By Kelly Baughman

The Gulf Coast is rich in Native American history, but Betcha Didn’t Know….thanks to tips that came from local residents, archeologists have confirmed the existence of an ancient Native American canal in Fort Morgan that is estimated to be over 1,400 years old.
Then canal, which connects Oyster Bay and Little Lagoon, is a 6 ft deep by 30 ft wide, half mile trench, said to be hand dug by early native settlers in the Fort Morgan area to transport goods seasonally between the two bodies of water. So why has it taken this long to “find” it? Historians and archeologist say that the canal appears to have been filled in by storms that have pounded the area over time, and brush, trees, and ground cover took over, camouflaging the canal that should’ve been in plain sight.
While there have been rumors of the ancient canal in the area for years, the big break in the discovery came when, Fort Morgan resident, Harry King met the right person at the right time. King, who served as a charter member of the Smithsonian Institute’s National Museum of the American Indian, said, “I have always been interested in the historical Native American sites of Alabama, and I knew there was more on Fort Morgan that had yet to be discovered.”
After living in the Fort Morgan area for some time, King befriended his neighbor Pat Roberts, who upon learning of his mission, led him onto her property and directly to his long sought after treasure. “She wasn’t sure what it was, but she knew exactly where to find it,” King said.
King alerted city officials and organized a volunteer effort to discover more about this backyard marvel. Greg Waselkov, head of the archaeology department at the University of South Alabama, led the recent excavation of the canal and shared some insight into why this discovery is so important, not just to the Gulf Coast, but to Native American history as well.
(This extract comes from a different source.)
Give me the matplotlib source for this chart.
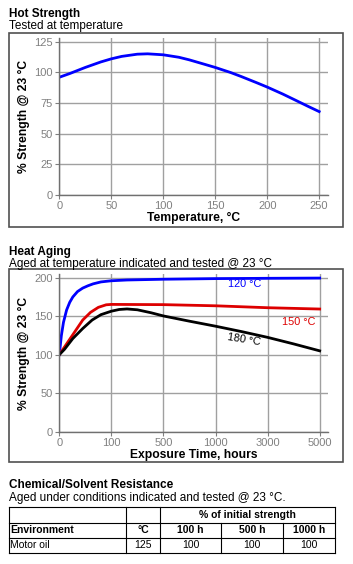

“While there are a few similar canals throughout the U.S., they are all very rare. This particular canal is the longest known in existence, which makes it of particular interest,” Waselkov said. “We know it was used for transporting goods and for travel during a period known as the Middle Woodland period”
Waselkov said that due to the thick forest that covered most of the land during this time period, traveling by water would have been much easier for primitive cultures. The canal provided a safer and more protected way to travel from Weeks Bay to the Gulf and to Fort Morgan, cutting a treacherous trip facing rough waters down by nearly ten miles.
And while Waselkov said archeologist are working tirelessly to radiocarbon date samples removed from the canal, he added that many questions still remain unanswered. “We are certain of the era in which the canal was built, but we are still unsure of when and why the use of the canal ended. We are working to find these answers. There isn’t much by way of artifacts left behind, so we are making sure to look at the clues a little closer,” he said.
Now, Waselkov and many other historical archeologists are working together to preserve the ancient landmark. “While many people see prime real estate, we see a site of historical significance that must be preserved. Fortunately, the City of Gulf Shores is on board and assisting us in our efforts,” he said.
King and his army of local volunteers continue to work tirelessly in collaboration with Waselkov and others and hope that their efforts and discoveries will be recognized nationally with Universities, National Geographic, The Smithsonian, and more.
Waselkov said that while their research is still in its infancy, it is important for the community to support their preservation efforts. “It is important for us to see this canal for what it is. It’s an early engineering masterpiece. It’s a window into the history of climate change. It’s a diary of an ancient civilization that deserves to be recognized.”